RT can eliminate tumor cells and activate antitumor immunity. The antitumor immune system activated by RT can further induce ferroptosis in tumor cells and inhibit tumor development. Jhunjhunwala et al found that dendritic cells are the most important antigen-presenting cells that can ingest, process and present antigens and activate CD8⁺ T cells (111). Activation of CD4⁺ T cells releases interferon gamma (IFN gamma) and activates the system Xc-, thereby promoting tumor lipid peroxidation and cell death (111,112). The combination of RT and some drugs can significantly induce ferroptosis in tumor cells compared with single drug therapy, leading to a considerable increase in the number of immune cells in the tumor tissue (113).

Cisplatin is a platinum-based drug commonly used as a first-line chemotherapeutic agent for the treatment of solid tumors. Owing to its wide antitumor spectrum and high curative effect, cisplatin is recommended by the World Health Organization for the treatment of cancer. Cisplatin can bind with guanine residues induced between multiple chain and chain stated, a crosslinking that leads to rapid cell death (114). In addition, Ma et al (115) found that iron-oxide nanocarriers enhance the anticancer efficacy of cisplatin and simultaneously reduce toxicity caused by generation of ROS. Cisplatin can produce H₂O₂ through a cascade in the cytoplasm of the cells in the TME. H₂O₂ can be further catalyzed by ferric iron ions into toxic hydroxyl free radicals generated by Fenton's reaction, leading to tumor cell apoptosis and ferroptosis (115).

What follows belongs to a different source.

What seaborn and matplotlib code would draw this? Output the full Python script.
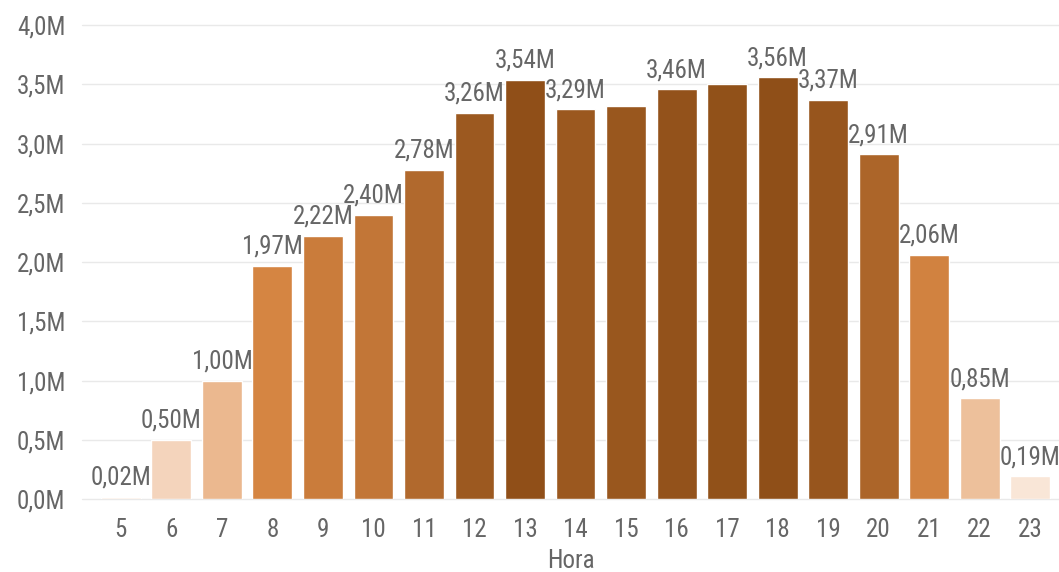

Ferroptosis induced by the tumor suppressor p53 inhibits tumor development. The induction of p53 in the presence of lipid peroxidation may eliminate cells stressed by ferroptosis. Ferroptosis can induce cell death by releasing PUFA into the extracellular environment or by driving the expression of enzymes that stimulate PUFA-PL synthesis, such as LPCAT3 and ACSL4 (116). Sulfasalazine can inhibit the expression of glutathione by downregulating SLC7A11, thereby inactivating GPX4, causing ROS accumulation, and inducing ferroptosis to play a role as a tumor suppressor (117).

Ferroptosis is a newly discovered mode of programmed cell death that is closely related to RT and combined immunotherapy. Drugs can play a role in tumor suppression by inducing ferroptosis in tumor cells. The underlying mechanism involves inducing ferroptosis in tumor cells in a variety of ways and eventually inhibiting tumor progression.